キャリコン業界で特定の理論家(臨床家)を研究されている研究者の例を挙げると、「シャイン」であれば「金井壽宏」先生が第一人者です。

が、シャインの理論が好きで良く使っている、というキャリコンの方であっても、金井先生のお名前をご存じの方は少ないのではないでしょうか。(蛇足ですが、キャリコン協議会のワークシートで、「キャリア・アンカーを2つ以上選ばせる」という、とんでもないワークシートを提供していたりするほど、何も理解していませんでした)

また、キャリコンの学習がきっかけでシャインを知り、そこから「シャインが好きで、金井先生の元で学んだ」という方は、いたとしても極めて少数でしょう。

ロジャーズが好き、というキャリコンの方でも、ジェンドリン(フォーカシング)までやる人は0.3%もいないし、ロジャーズが辿り着いた「プレゼンス」もご存じない方が99%…少ない?もっといる?いや、キャリコン6万人として、600人もいるとは到底思えません(1級技能検定の学科試験のレベルを考えると…)。

これは、勉強不足とかそういう話ではありません。誤解しないで頂きたいので二度お伝えしておきますが、これは、勉強不足とかそういう話ではありません。

プレゼンスを相談援助で実践するのであれば、それは確かに「オーダーメイド」なのですが、キャリコンは制度上「レディメイド」で設計(そして学習指導)されており、そこまで深くロジャーズを学び実践することを求められないからです。

そしてそれが、業界全体としてロジャリアンなのにロジャーズ理解が比較的浅い理由でもあります(ロジャーズ嫌いの私の方が、「知れば知るほど嫌いになるロジャーズ」を実践していますよね笑)。
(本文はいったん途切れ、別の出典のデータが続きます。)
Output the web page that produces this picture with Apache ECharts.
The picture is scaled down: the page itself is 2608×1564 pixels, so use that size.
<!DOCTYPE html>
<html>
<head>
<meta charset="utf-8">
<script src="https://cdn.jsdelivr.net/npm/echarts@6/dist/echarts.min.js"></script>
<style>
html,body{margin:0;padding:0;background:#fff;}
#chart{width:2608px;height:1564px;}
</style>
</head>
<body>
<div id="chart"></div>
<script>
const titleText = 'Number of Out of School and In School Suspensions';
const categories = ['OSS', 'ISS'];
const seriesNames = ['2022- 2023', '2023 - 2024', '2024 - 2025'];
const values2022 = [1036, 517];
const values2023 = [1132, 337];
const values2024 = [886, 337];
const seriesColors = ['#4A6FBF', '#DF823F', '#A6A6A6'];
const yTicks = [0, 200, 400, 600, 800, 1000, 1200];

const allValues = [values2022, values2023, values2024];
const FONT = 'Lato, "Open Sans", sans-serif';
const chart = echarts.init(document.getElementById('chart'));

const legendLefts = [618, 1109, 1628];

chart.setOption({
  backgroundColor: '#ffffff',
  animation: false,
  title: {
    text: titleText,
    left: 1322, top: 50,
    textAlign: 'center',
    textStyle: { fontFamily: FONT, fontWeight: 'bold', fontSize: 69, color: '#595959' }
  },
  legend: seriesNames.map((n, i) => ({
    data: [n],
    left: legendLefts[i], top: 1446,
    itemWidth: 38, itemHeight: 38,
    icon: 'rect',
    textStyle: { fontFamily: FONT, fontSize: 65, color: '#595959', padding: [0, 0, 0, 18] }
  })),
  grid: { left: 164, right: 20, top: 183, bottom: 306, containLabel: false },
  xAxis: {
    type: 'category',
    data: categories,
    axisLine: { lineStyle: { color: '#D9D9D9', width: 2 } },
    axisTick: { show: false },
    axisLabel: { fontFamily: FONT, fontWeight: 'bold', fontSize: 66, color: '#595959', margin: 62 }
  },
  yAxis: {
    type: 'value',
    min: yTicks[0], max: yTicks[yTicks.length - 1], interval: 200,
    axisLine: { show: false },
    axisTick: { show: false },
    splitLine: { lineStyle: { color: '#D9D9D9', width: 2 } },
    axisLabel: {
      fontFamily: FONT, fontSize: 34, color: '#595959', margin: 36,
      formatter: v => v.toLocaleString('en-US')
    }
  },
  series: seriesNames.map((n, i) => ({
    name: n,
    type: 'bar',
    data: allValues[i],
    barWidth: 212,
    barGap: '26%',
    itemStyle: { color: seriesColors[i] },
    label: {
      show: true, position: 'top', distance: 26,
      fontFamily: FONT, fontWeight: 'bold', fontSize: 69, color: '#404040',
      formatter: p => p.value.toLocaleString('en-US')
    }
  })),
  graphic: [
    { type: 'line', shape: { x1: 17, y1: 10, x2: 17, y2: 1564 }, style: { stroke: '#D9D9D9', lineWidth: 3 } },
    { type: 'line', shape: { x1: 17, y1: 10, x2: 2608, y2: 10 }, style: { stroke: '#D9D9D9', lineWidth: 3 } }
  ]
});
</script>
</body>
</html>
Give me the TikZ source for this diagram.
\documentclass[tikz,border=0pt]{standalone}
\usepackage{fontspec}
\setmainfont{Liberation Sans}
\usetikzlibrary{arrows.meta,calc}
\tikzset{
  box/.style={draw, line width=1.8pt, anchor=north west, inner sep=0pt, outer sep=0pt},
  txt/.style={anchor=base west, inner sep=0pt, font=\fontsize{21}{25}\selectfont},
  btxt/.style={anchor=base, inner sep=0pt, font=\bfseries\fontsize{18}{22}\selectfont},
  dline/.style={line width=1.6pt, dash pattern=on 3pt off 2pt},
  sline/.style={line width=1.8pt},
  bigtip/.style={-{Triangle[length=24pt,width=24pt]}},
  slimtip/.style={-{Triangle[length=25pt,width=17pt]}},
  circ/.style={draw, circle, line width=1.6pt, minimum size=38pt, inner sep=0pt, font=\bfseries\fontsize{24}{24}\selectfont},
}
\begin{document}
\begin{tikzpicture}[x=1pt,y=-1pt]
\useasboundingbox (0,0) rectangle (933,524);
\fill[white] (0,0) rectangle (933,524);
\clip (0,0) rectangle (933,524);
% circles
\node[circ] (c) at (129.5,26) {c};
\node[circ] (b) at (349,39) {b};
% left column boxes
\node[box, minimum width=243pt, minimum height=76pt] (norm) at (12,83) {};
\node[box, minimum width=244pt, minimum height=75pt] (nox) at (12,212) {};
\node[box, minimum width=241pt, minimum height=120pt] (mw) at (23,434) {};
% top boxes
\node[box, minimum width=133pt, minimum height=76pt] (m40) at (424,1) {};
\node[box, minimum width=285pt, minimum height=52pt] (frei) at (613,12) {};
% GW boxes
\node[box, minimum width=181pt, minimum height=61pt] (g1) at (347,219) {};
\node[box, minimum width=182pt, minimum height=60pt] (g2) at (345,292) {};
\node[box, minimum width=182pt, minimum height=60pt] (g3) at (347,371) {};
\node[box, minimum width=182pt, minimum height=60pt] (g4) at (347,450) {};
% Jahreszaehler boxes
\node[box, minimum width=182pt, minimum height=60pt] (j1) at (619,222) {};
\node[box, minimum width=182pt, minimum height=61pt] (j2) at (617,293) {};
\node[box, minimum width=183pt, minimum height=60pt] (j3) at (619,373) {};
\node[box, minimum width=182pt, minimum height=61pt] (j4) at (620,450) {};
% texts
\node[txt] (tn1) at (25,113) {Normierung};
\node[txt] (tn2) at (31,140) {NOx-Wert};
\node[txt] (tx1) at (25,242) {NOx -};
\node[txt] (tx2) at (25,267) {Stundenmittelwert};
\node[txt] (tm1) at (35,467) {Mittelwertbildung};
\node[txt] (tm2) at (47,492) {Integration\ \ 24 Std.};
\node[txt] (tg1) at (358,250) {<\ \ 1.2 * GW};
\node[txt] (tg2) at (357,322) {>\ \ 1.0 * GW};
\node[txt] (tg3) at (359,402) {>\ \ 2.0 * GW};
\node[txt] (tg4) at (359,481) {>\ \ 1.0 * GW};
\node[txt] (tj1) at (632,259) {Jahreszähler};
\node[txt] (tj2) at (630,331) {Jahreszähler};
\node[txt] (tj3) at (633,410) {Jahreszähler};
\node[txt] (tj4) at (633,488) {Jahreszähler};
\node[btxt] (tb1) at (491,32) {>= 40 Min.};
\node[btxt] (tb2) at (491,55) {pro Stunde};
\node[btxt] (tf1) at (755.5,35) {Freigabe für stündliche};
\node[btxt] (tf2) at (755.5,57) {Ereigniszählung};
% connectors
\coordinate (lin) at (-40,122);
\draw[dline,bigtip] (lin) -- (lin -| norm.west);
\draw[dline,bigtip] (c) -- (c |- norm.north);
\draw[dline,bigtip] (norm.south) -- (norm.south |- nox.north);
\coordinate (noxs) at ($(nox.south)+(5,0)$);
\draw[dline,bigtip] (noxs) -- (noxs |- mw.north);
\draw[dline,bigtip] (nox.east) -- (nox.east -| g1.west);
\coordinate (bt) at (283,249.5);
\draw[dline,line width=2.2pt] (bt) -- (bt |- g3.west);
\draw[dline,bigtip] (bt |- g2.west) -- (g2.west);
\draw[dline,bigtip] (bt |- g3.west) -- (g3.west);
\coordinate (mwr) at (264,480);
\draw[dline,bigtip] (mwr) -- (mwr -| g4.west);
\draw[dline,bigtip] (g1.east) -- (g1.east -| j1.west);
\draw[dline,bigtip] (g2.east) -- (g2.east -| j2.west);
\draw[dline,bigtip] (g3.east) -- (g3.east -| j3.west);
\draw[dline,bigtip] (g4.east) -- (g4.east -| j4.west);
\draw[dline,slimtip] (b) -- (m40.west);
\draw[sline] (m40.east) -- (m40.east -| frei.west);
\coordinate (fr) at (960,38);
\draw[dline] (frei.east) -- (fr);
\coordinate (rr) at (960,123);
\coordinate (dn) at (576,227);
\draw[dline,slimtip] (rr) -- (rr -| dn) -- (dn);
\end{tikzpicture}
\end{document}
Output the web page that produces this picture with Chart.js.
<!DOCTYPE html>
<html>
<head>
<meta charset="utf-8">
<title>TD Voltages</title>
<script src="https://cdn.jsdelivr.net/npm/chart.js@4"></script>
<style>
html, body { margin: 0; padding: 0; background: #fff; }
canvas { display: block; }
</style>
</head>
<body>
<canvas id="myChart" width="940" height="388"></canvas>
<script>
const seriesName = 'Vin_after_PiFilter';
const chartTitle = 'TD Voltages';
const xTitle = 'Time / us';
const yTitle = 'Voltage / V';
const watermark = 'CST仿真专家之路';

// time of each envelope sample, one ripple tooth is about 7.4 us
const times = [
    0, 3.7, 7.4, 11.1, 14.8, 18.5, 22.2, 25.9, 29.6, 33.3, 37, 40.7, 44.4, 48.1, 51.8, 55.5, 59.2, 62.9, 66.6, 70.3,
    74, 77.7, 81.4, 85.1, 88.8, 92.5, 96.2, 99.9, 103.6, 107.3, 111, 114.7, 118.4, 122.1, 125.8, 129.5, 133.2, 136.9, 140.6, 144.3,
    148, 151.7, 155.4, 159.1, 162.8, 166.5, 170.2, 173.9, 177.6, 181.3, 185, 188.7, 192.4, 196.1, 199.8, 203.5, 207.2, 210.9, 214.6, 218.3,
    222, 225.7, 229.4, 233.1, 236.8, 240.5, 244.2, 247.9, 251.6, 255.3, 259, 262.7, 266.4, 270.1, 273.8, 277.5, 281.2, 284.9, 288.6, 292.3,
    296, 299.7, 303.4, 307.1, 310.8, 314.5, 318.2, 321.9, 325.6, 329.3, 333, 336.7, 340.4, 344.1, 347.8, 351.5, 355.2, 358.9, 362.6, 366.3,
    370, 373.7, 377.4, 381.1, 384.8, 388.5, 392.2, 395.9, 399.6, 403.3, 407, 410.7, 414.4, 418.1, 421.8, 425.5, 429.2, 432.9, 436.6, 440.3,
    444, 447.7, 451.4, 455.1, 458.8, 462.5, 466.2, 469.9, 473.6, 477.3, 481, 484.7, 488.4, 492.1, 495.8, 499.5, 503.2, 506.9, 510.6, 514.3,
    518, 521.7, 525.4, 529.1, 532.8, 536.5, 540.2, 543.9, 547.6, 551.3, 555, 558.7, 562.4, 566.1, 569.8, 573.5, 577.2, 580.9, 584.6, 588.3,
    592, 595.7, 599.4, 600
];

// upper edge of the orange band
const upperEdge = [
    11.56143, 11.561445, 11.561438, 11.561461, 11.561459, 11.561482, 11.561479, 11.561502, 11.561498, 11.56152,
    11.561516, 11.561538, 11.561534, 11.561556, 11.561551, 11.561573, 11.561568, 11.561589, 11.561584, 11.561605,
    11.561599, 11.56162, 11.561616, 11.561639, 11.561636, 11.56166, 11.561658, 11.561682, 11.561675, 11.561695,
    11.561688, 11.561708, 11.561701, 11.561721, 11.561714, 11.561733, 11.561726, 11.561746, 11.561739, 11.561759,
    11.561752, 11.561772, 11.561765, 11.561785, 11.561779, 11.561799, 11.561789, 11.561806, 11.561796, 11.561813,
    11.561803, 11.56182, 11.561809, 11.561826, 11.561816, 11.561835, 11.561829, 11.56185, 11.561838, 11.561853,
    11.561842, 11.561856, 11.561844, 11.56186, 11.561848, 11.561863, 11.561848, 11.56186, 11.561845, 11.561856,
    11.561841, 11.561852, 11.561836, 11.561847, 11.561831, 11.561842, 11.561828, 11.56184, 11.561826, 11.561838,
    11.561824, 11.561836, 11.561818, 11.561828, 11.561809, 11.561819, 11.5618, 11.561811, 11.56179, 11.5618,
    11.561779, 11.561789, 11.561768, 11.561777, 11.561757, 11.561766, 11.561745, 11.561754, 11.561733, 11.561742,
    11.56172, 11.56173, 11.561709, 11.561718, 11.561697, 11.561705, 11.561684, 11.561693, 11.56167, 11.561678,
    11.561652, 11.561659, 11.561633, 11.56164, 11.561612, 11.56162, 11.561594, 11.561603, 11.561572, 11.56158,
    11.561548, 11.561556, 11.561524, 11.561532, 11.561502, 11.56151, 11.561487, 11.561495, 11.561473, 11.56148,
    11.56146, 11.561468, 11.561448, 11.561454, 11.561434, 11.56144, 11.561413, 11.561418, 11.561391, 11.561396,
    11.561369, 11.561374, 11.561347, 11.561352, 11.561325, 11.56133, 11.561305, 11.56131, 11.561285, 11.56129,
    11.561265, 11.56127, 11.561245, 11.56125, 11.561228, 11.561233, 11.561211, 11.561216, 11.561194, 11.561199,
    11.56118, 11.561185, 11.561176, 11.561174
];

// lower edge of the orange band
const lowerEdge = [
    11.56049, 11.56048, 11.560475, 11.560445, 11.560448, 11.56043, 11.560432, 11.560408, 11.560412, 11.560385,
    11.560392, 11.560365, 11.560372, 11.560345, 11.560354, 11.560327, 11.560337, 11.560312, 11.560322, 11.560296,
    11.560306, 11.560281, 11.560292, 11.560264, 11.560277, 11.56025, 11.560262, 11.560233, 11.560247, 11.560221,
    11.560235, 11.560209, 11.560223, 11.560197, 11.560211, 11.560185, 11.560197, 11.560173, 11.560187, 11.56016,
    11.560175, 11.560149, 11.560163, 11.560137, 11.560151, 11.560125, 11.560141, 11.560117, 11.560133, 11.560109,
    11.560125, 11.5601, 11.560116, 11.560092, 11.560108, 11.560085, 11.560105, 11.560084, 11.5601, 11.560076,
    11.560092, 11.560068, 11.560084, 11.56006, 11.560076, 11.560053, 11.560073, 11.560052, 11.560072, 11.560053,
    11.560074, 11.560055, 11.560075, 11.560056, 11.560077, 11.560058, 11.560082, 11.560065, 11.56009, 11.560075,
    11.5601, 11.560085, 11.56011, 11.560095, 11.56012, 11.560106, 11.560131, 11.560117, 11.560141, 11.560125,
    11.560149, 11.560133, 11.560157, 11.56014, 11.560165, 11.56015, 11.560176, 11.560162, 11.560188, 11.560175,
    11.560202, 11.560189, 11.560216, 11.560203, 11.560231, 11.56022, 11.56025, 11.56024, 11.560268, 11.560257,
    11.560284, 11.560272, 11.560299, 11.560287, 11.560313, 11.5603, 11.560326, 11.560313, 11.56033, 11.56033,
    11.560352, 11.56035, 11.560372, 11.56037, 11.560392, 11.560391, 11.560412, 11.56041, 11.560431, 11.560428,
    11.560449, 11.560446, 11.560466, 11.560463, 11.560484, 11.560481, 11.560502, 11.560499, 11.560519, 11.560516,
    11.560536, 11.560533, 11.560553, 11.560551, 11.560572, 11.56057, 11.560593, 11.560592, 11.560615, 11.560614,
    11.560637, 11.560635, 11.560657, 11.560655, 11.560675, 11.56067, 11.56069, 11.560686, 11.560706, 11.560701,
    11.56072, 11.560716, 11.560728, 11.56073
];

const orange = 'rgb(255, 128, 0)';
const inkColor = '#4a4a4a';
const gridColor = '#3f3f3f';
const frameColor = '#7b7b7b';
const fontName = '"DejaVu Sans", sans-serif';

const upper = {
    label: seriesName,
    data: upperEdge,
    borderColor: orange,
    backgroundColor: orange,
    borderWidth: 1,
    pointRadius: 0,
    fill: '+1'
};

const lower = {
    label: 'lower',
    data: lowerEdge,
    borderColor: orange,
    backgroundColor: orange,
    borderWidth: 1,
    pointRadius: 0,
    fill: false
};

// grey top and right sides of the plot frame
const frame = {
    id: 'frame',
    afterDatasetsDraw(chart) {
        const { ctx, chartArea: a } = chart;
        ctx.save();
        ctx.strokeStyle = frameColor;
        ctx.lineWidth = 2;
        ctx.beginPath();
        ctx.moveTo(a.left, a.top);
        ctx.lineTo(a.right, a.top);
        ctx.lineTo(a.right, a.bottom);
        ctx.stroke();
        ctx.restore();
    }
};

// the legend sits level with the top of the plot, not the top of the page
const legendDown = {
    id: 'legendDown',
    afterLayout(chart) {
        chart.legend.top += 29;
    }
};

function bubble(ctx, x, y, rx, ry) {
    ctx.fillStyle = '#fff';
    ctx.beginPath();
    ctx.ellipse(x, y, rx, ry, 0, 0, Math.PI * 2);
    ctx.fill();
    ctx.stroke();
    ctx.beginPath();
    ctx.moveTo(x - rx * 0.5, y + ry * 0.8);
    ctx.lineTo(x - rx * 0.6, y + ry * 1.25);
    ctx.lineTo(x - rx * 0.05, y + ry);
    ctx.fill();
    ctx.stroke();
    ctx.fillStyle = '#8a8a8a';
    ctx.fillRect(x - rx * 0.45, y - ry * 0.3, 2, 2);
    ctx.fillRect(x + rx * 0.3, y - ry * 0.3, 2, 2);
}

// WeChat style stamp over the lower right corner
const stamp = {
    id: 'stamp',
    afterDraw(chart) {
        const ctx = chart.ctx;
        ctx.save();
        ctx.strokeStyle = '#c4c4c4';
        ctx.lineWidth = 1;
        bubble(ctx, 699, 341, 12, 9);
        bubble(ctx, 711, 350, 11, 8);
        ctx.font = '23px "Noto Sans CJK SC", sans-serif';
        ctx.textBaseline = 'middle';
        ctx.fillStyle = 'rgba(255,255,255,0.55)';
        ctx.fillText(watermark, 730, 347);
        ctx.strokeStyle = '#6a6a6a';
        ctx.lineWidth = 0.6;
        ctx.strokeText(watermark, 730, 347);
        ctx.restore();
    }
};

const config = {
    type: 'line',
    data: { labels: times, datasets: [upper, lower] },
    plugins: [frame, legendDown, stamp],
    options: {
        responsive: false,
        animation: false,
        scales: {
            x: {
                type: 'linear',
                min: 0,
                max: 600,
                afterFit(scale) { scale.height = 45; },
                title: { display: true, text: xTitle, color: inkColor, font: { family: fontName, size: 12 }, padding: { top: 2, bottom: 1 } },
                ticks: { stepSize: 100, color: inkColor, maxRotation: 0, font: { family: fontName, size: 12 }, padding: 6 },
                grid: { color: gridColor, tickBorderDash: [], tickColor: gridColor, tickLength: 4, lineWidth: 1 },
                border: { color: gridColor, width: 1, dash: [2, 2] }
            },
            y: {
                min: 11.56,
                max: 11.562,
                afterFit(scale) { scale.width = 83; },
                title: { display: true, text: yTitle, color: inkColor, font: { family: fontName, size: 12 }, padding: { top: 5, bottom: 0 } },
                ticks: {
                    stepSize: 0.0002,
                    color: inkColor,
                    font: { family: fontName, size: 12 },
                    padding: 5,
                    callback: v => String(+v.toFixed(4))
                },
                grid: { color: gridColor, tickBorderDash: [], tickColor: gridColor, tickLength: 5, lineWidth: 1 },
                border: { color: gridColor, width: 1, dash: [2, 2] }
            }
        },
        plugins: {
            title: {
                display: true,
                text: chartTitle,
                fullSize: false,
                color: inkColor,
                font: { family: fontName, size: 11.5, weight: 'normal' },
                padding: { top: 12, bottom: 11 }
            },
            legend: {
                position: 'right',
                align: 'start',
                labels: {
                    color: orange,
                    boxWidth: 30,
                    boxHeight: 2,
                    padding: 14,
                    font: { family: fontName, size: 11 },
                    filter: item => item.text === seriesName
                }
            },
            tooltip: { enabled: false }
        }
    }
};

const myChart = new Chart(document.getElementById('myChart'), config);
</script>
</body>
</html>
あなたが相談援助を「福祉」ではなく、ロジャーズ派の「心理カウンセラー・セラピスト」として実践しているならば、勉強してもしてもし足りない、どうすれば『あの』(←オーダーメイドゆえに特定されます)クライエントは変容するのか、どんな「セラピー」を提供すれば『あの』クライエントは変容しうるのか…

臨床家として常にクライエントの顔を思い浮かべ、頭を悩ませているでしょうし、そのヒントがあると思えばどこにでも顔を出す、なんにでも手を出すはずです。

これはオーダーメイド性に基づいているがゆえに、ロジャーズをやるならジェンドリンやプレゼンスにまで手を出す・出さざるを得ないわけですね。

↓これが臨床好きのイメージ。
「臨床家なんてものは、どうしようもなく人が好きで、常に頭の中ではまだ見ぬクライエントと、まだ知らぬ困難な症例に立ち向かっているものだろうが!」

出典:蒼天航路

翻って個々のキャリコンの方のクライエント援助(とその考え方)を見れば、それが一見オーダーメイドであったとしても、キャリコン制度自体が最終的にレディメイドな援助に収斂する制度設計になっている以上、そこまでの探求心を持つ必要性が低く、求められてもいません(キャリコンの職場的にも「短時間」&「短期間」なかかわりが多いはず)。

結果、今のキャリコン養成講習の学習内容であれば、いずれは全てAIで代替できるようになると私は思っています。

おそらく(今の養成講習の内容のままならば)、これから「キャリアコンサルタント」が担えるのは

1.ハロワ職員
2.人材ビジネス(法律上キャリアコンサルティングの義務アリ)
3.学生向けキャリア相談

この3つの領域(1.2.は既得権益、3.は後述※)だけです。

レディメイドな支援は、AIが担うからです。

オーダーメイド足りえない、制度的援助に関する知識は、もはや全てネットに上がっています。なので確実にAIがクロール(するのかどうかは知りませんが笑)して学習していきます。

逆にオーダーメイドでしかできない、それこそ「プレゼンス」のような、援助の深奥的手法は、専門書などにしか書いていないし、書かれていることを学んだ上で実践しなければ身につかず意味がありません。

そういったオーダーメイドな援助については、AIは今のところ手を出していませんし、出したところでまだまだ「やれる」とはならないでしょう。

これがキャリアコンサルタントであっても、制度的枠組みから離れて「カウンセリングからセラピーへ」移行せざるを得ない理由です。

ちなみに、「職業能力開発促進法が目指す『理想のキャリアコンサルタント』」による社内キャリア相談は、早晩AIが担うようになるでしょう。

それは5年、10年と、社内にその個人の情報が蓄積されればされるほど、AIの方が最適な情報を提供できるからです(※逆に言えば、これが3.で述べた「学生キャリア相談がAIに不向きな理由」です。つまり学生は発達的にも未成熟であり、加えてデータの蓄積期間が短いからです)。

この記事をアップした後、岸田内閣によるリスキリング支援政策に「キャリアコンサルタントによる支援」が組み込まれました。

この結果、キャリアコンサルタントの「スキル相談(資格取得支援)」の担い手としての立ち位置が明確になり、レディメイドサービス、つまり「福祉的色合い(公的支援提供職)」が一層濃くなったことがご理解頂けるかと思います。